Short problem
Repeat the data that follows, word for word, without the images.

───── Information shown ─────

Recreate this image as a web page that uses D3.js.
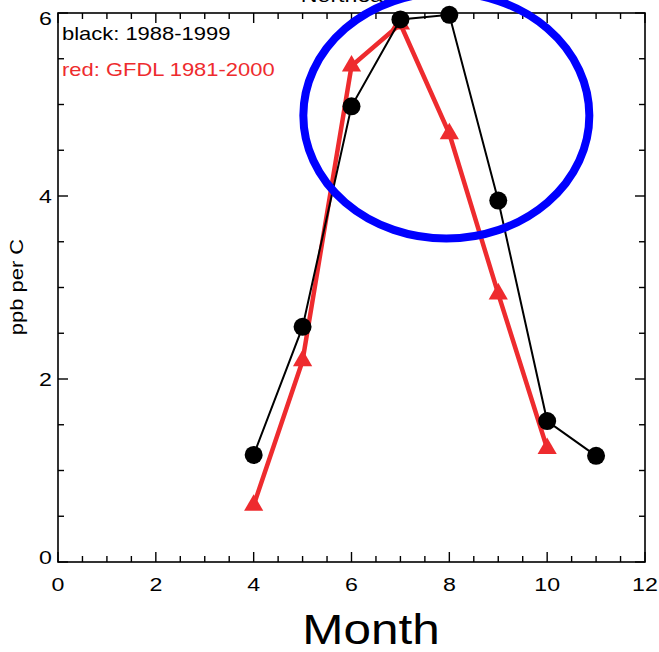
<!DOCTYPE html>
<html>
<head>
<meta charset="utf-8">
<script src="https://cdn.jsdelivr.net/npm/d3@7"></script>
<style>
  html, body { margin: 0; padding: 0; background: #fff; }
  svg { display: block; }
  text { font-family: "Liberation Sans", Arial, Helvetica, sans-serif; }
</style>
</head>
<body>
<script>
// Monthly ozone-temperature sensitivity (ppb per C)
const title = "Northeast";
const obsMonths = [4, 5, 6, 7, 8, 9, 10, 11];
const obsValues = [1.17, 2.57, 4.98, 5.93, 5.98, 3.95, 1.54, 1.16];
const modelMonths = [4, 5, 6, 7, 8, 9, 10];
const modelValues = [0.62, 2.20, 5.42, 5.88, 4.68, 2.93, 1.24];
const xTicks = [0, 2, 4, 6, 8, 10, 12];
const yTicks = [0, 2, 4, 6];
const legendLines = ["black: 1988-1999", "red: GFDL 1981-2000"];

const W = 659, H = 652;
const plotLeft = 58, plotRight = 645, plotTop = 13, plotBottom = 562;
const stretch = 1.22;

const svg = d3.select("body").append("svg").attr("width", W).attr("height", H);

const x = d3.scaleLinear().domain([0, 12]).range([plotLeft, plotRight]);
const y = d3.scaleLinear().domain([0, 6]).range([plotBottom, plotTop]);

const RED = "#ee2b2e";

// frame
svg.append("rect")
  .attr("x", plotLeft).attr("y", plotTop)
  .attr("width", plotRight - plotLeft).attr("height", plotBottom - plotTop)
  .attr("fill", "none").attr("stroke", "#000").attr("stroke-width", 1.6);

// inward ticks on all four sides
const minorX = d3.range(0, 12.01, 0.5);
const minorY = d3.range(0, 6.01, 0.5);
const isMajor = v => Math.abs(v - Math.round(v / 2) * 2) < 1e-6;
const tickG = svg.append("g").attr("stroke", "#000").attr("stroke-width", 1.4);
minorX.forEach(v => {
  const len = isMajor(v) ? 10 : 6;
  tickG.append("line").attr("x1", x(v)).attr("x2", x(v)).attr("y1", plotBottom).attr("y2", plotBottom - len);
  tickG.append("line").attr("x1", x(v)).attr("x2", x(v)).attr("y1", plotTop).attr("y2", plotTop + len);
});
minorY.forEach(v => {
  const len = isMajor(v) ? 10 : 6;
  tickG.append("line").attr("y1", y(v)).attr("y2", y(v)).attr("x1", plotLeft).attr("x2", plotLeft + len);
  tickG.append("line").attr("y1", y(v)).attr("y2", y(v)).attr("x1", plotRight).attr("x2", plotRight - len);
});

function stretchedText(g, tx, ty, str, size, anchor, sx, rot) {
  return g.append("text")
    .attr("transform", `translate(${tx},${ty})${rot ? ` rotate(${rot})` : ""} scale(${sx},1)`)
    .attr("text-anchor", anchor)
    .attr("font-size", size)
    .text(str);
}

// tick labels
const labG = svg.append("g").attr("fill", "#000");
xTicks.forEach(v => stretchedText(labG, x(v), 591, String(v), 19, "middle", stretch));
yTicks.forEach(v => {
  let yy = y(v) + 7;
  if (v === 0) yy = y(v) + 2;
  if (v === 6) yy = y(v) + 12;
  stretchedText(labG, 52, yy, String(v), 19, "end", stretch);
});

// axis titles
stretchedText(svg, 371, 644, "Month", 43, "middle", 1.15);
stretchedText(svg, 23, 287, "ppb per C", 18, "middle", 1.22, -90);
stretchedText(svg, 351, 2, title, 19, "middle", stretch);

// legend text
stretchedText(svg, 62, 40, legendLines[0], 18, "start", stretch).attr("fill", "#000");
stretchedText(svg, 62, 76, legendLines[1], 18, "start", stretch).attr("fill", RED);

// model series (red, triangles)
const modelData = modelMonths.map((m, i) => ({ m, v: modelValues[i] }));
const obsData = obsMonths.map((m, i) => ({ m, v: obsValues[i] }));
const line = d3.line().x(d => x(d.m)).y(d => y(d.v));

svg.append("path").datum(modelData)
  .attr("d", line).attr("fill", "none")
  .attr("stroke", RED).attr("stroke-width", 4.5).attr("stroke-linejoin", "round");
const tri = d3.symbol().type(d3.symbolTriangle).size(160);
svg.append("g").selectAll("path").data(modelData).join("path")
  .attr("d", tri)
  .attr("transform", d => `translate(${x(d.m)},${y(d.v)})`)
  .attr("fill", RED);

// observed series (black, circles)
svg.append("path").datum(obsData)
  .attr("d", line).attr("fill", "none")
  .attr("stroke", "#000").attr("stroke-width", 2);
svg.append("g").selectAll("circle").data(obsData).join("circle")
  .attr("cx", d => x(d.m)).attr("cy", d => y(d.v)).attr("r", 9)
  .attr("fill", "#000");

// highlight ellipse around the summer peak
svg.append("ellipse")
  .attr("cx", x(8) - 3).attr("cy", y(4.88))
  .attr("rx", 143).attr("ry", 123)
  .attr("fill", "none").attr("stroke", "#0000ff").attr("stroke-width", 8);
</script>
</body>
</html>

─────

Answer to this problem
Recreate this image as a web page that uses D3.js.
<!DOCTYPE html>
<html>
<head>
<meta charset="utf-8">
<script src="https://cdn.jsdelivr.net/npm/d3@7"></script>
<style>
  html, body { margin: 0; padding: 0; background: #fff; }
  svg { display: block; }
  text { font-family: "Liberation Sans", Arial, Helvetica, sans-serif; }
</style>
</head>
<body>
<script>
// Monthly ozone-temperature sensitivity (ppb per C)
const title = "Northeast";
const obsMonths = [4, 5, 6, 7, 8, 9, 10, 11];
const obsValues = [1.17, 2.57, 4.98, 5.93, 5.98, 3.95, 1.54, 1.16];
const modelMonths = [4, 5, 6, 7, 8, 9, 10];
const modelValues = [0.62, 2.20, 5.42, 5.88, 4.68, 2.93, 1.24];
const xTicks = [0, 2, 4, 6, 8, 10, 12];
const yTicks = [0, 2, 4, 6];
const legendLines = ["black: 1988-1999", "red: GFDL 1981-2000"];

const W = 659, H = 652;
const plotLeft = 58, plotRight = 645, plotTop = 13, plotBottom = 562;
const stretch = 1.22;

const svg = d3.select("body").append("svg").attr("width", W).attr("height", H);

const x = d3.scaleLinear().domain([0, 12]).range([plotLeft, plotRight]);
const y = d3.scaleLinear().domain([0, 6]).range([plotBottom, plotTop]);

const RED = "#ee2b2e";

// frame
svg.append("rect")
  .attr("x", plotLeft).attr("y", plotTop)
  .attr("width", plotRight - plotLeft).attr("height", plotBottom - plotTop)
  .attr("fill", "none").attr("stroke", "#000").attr("stroke-width", 1.6);

// inward ticks on all four sides
const minorX = d3.range(0, 12.01, 0.5);
const minorY = d3.range(0, 6.01, 0.5);
const isMajor = v => Math.abs(v - Math.round(v / 2) * 2) < 1e-6;
const tickG = svg.append("g").attr("stroke", "#000").attr("stroke-width", 1.4);
minorX.forEach(v => {
  const len = isMajor(v) ? 10 : 6;
  tickG.append("line").attr("x1", x(v)).attr("x2", x(v)).attr("y1", plotBottom).attr("y2", plotBottom - len);
  tickG.append("line").attr("x1", x(v)).attr("x2", x(v)).attr("y1", plotTop).attr("y2", plotTop + len);
});
minorY.forEach(v => {
  const len = isMajor(v) ? 10 : 6;
  tickG.append("line").attr("y1", y(v)).attr("y2", y(v)).attr("x1", plotLeft).attr("x2", plotLeft + len);
  tickG.append("line").attr("y1", y(v)).attr("y2", y(v)).attr("x1", plotRight).attr("x2", plotRight - len);
});

function stretchedText(g, tx, ty, str, size, anchor, sx, rot) {
  return g.append("text")
    .attr("transform", `translate(${tx},${ty})${rot ? ` rotate(${rot})` : ""} scale(${sx},1)`)
    .attr("text-anchor", anchor)
    .attr("font-size", size)
    .text(str);
}

// tick labels
const labG = svg.append("g").attr("fill", "#000");
xTicks.forEach(v => stretchedText(labG, x(v), 591, String(v), 19, "middle", stretch));
yTicks.forEach(v => {
  let yy = y(v) + 7;
  if (v === 0) yy = y(v) + 2;
  if (v === 6) yy = y(v) + 12;
  stretchedText(labG, 52, yy, String(v), 19, "end", stretch);
});

// axis titles
stretchedText(svg, 371, 644, "Month", 43, "middle", 1.15);
stretchedText(svg, 23, 287, "ppb per C", 18, "middle", 1.22, -90);
stretchedText(svg, 351, 2, title, 19, "middle", stretch);

// legend text
stretchedText(svg, 62, 40, legendLines[0], 18, "start", stretch).attr("fill", "#000");
stretchedText(svg, 62, 76, legendLines[1], 18, "start", stretch).attr("fill", RED);

// model series (red, triangles)
const modelData = modelMonths.map((m, i) => ({ m, v: modelValues[i] }));
const obsData = obsMonths.map((m, i) => ({ m, v: obsValues[i] }));
const line = d3.line().x(d => x(d.m)).y(d => y(d.v));

svg.append("path").datum(modelData)
  .attr("d", line).attr("fill", "none")
  .attr("stroke", RED).attr("stroke-width", 4.5).attr("stroke-linejoin", "round");
const tri = d3.symbol().type(d3.symbolTriangle).size(160);
svg.append("g").selectAll("path").data(modelData).join("path")
  .attr("d", tri)
  .attr("transform", d => `translate(${x(d.m)},${y(d.v)})`)
  .attr("fill", RED);

// observed series (black, circles)
svg.append("path").datum(obsData)
  .attr("d", line).attr("fill", "none")
  .attr("stroke", "#000").attr("stroke-width", 2);
svg.append("g").selectAll("circle").data(obsData).join("circle")
  .attr("cx", d => x(d.m)).attr("cy", d => y(d.v)).attr("r", 9)
  .attr("fill", "#000");

// highlight ellipse around the summer peak
svg.append("ellipse")
  .attr("cx", x(8) - 3).attr("cy", y(4.88))
  .attr("rx", 143).attr("ry", 123)
  .attr("fill", "none").attr("stroke", "#0000ff").attr("stroke-width", 8);
</script>
</body>
</html>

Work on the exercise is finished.